Same-day analysis: Write a detailed journal entry about what happened. What was the trigger? What did you feel? What rule did you break? What would you do differently?
Next-day protocol: Before your next session, review the lapse. Decide whether your rule needs adjustment or your system needs strengthening. Then execute your pre-session ritual with extra attention.
Pattern recognition: If the same rule breaks repeatedly, the rule is either too vague, too demanding, or addressing the wrong problem. Revise it.
Discipline During Recovery
If you're rebuilding after a loss, discipline takes on even greater importance. Your recovery plan is only as good as your ability to follow it.
During recovery:
- Reduce to 3 core rules (simplify during stress)
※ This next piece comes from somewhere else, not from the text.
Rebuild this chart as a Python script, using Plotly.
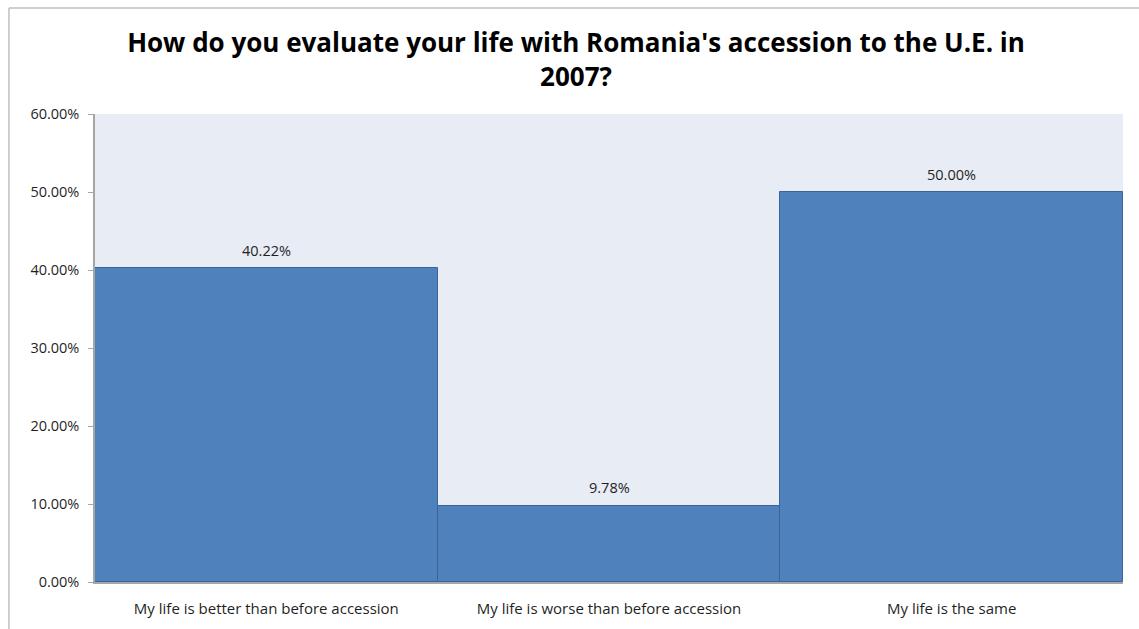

- Track compliance obsessively
- Any rule violation resets your sizing progression
- The goal is to prove to yourself that you can be trusted with larger risk
The Discipline Compound Effect
Each day of discipline makes the next day slightly easier. Over weeks and months, disciplined trading becomes your default state rather than an effort. This is the compound effect of habits — small, consistent actions that create outsized results over time.
Research on habit formation shows it takes an average of 66 days for a behavior to become automatic. For traders, this means roughly two months of consistent rule-following before discipline starts to feel natural rather than forced.
Key Takeaways
- Discipline is a buildable skill, not an innate trait — treat it like any other skill you're developing
- Rules must be specific and binary — vague rules fail under emotional pressure
- Environmental design and automation are more reliable than willpower
- Start with 3-5 rules and master them before adding more
- Track rule compliance as your primary success metric during the building phase
- Discipline lapses are data, not failures — analyze them and adjust
- The compound effect of daily discipline creates lasting behavioral change
The most disciplined traders aren't more virtuous — they just have better systems. Build the systems, and discipline follows.